LAWS(KER)-2006-6-62

RAVEENDRAN NAMBIAR Vs. PRABHAKARAN

Decided On June 20, 2006
RAVEENDRAN NAMBIAR Appellant
V/S
PRABHAKARAN Respondents

JUDGEMENT

(1.) Exts. P5 and P6 orders are under challenge in this Writ Petition. Ext. P5 is an order passed under Section 85(1) of the Factories Act making all sections of the Factories Act, 1948 except Section 6(i)(a), (aa)(b) and (c) applicable to manufacturing process in crushing of animal bone including bone meals and other manure industries as a result of which, irrespective of the number of persons working, places engaged in those manufacturing processes shall be deemed to be a factory for the purposes of the Factories Act and the owner shall be deemed to be the occupier and any person working therein a worker. Ext. P6 is the order passed by the appellate authority under the Payment of Gratuity Act, 1972 by which the appellate authority reversed Ext. P1 order of the District Labour Officer, Kannur and directing the petitioner herein, who is the employer to the 1st respondent-employee to pay gratuity under the Payment of Gratuity Act by virtue of Ext.P5 despite the fact that petitioner employed only less than ten persons in his establishment. The facts are not in dispute in this Writ Petition.
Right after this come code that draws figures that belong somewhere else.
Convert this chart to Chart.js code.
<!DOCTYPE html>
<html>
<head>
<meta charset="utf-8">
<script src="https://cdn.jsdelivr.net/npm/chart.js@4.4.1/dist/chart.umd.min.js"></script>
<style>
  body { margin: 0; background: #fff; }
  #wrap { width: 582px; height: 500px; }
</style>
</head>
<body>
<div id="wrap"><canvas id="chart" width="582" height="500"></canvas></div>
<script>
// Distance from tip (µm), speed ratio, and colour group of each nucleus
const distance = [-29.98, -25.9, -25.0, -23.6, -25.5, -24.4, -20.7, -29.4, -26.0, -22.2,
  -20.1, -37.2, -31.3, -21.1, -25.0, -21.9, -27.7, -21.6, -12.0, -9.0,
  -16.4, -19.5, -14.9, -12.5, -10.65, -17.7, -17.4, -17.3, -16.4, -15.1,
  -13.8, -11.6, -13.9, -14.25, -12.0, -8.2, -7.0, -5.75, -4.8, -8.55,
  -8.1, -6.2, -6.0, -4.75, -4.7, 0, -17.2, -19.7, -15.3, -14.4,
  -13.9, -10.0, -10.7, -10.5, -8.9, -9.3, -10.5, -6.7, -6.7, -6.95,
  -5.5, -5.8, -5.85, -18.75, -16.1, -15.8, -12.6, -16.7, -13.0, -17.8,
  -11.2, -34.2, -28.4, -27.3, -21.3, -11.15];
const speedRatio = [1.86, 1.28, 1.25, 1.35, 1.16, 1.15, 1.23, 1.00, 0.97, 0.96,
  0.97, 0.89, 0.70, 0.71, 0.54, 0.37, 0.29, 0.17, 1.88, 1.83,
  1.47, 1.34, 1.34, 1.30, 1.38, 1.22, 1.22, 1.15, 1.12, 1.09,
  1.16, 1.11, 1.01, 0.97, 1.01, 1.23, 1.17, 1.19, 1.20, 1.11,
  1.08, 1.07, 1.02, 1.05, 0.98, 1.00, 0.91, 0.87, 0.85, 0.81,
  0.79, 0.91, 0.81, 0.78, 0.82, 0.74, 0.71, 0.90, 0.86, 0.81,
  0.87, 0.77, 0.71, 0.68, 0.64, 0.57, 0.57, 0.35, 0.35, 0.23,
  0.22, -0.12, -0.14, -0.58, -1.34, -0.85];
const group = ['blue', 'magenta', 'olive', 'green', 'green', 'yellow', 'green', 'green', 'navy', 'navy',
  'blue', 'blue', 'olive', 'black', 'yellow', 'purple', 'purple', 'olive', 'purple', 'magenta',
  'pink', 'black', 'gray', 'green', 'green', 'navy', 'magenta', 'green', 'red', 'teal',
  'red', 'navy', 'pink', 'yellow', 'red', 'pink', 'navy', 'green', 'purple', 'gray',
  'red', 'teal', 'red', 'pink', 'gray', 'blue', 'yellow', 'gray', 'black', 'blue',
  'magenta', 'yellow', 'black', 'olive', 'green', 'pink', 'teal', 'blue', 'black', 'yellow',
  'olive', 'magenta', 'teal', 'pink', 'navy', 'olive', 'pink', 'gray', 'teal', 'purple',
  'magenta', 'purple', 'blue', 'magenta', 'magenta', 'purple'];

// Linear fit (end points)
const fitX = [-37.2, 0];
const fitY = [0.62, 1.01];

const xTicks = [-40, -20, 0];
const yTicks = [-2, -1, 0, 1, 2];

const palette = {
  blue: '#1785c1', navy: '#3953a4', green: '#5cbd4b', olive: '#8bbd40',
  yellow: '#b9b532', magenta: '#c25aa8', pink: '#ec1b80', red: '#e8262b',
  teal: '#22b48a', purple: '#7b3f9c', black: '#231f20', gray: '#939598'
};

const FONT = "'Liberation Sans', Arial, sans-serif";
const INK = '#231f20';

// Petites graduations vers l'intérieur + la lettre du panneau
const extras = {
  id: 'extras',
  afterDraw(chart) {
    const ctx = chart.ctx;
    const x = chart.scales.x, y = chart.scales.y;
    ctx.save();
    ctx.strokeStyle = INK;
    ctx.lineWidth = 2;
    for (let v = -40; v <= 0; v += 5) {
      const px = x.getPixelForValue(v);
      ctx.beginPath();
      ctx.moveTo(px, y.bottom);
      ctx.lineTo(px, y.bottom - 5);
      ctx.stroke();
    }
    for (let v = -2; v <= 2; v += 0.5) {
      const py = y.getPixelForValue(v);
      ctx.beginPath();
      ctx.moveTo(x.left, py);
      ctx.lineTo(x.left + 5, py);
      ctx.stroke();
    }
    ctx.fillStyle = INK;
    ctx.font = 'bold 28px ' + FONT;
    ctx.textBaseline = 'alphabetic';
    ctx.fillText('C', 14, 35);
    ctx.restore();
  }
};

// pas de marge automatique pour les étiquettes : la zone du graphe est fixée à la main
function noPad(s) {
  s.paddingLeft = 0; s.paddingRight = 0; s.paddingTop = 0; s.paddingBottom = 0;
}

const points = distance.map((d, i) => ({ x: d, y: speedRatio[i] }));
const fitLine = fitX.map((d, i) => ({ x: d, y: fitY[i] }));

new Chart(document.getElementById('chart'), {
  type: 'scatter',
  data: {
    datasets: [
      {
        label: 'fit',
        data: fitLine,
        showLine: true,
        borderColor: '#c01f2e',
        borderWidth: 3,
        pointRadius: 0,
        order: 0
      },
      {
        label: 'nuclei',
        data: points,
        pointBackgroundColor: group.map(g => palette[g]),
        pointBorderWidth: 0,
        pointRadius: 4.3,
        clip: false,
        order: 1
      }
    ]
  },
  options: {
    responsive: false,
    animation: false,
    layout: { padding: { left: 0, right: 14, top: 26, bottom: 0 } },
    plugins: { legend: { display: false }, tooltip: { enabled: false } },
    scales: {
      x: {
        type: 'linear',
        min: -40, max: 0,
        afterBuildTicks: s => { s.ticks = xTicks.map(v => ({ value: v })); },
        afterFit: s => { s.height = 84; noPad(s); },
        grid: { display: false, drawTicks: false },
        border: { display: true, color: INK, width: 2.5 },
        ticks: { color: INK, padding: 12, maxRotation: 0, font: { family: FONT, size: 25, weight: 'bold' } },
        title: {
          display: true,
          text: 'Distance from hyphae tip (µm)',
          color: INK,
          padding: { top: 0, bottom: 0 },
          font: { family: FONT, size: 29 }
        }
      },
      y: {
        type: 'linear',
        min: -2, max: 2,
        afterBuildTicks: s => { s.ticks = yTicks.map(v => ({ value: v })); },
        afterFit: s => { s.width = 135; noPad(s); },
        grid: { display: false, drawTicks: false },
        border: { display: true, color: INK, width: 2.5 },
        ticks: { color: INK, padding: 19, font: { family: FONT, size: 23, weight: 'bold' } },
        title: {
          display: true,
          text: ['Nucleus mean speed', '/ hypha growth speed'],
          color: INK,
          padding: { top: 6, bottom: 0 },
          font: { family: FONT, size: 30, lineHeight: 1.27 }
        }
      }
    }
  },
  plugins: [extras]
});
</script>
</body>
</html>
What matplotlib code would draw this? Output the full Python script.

(2.) The petitioner-employer does not employ sufficient employees to come within the purview of Payment of Gratuity Act or the Factories Act. However, by virtue of the deeming provision contained in Section 85(2) of the Factories Act, the petitioner was held to be a factory and therefore liable to pay gratuity to its workmen. The contention of the petitioner is that since the definition of 'factory' in the Factories Act is a definition by incorporation in Section 2(g) of the Payment of Gratuity Act, 1972, the Payment of Gratuity Act can be made applicable to only those factories, which come within the definition of 'factory' in the Factories Act as on the date of coming into force of Payment of Gratuity Act in 1972 and not thereafter The petitioner submits that at the time of coming into force of the Payment of Gratuity Act, 1972, petitioner's establishment was not a factory and, therefore, the Payment of Gratuity Act cannot be made applicable to the petitioner's establishment. Petitioner points out that Ext. P5 notification was issued only on 18-10-1993. As such, on the date of coming into force of the Payment of Gratuity Act in 1972, the petitioner's establishment was not a factory or a deemed factory as defined under the Factories Act, and, therefore, the said Act cannot be held to be applicable to the petitioner's establishment. Petitioner also specifically refers to Section 14 of the Payment of Gratuity Act by which Payment of Gratuity Act overrides all other enactments, instrument or contract having effect by virtue of any enactment other than the Payment of Gratuity Act meaning thereby that unless the Payment of Gratuity Act is suitably amended to rope in the petitioner's establishment, despite Ext. P5 that Act cannot be held to be applicable to the petitioner's establishment. Petitioner, therefore, contends that Ext. P6 order by which the petitioner was directed to pay gratuity to the 1st respondent is illegal and unsustainable.

(3.) I have heard the learned Counsel for the petitioner, and the learned Counsel for the 1st respondent as also the learned Government Pleader appearing for the 3rd respondent-appellate authority under the Payment of Gratuity Act.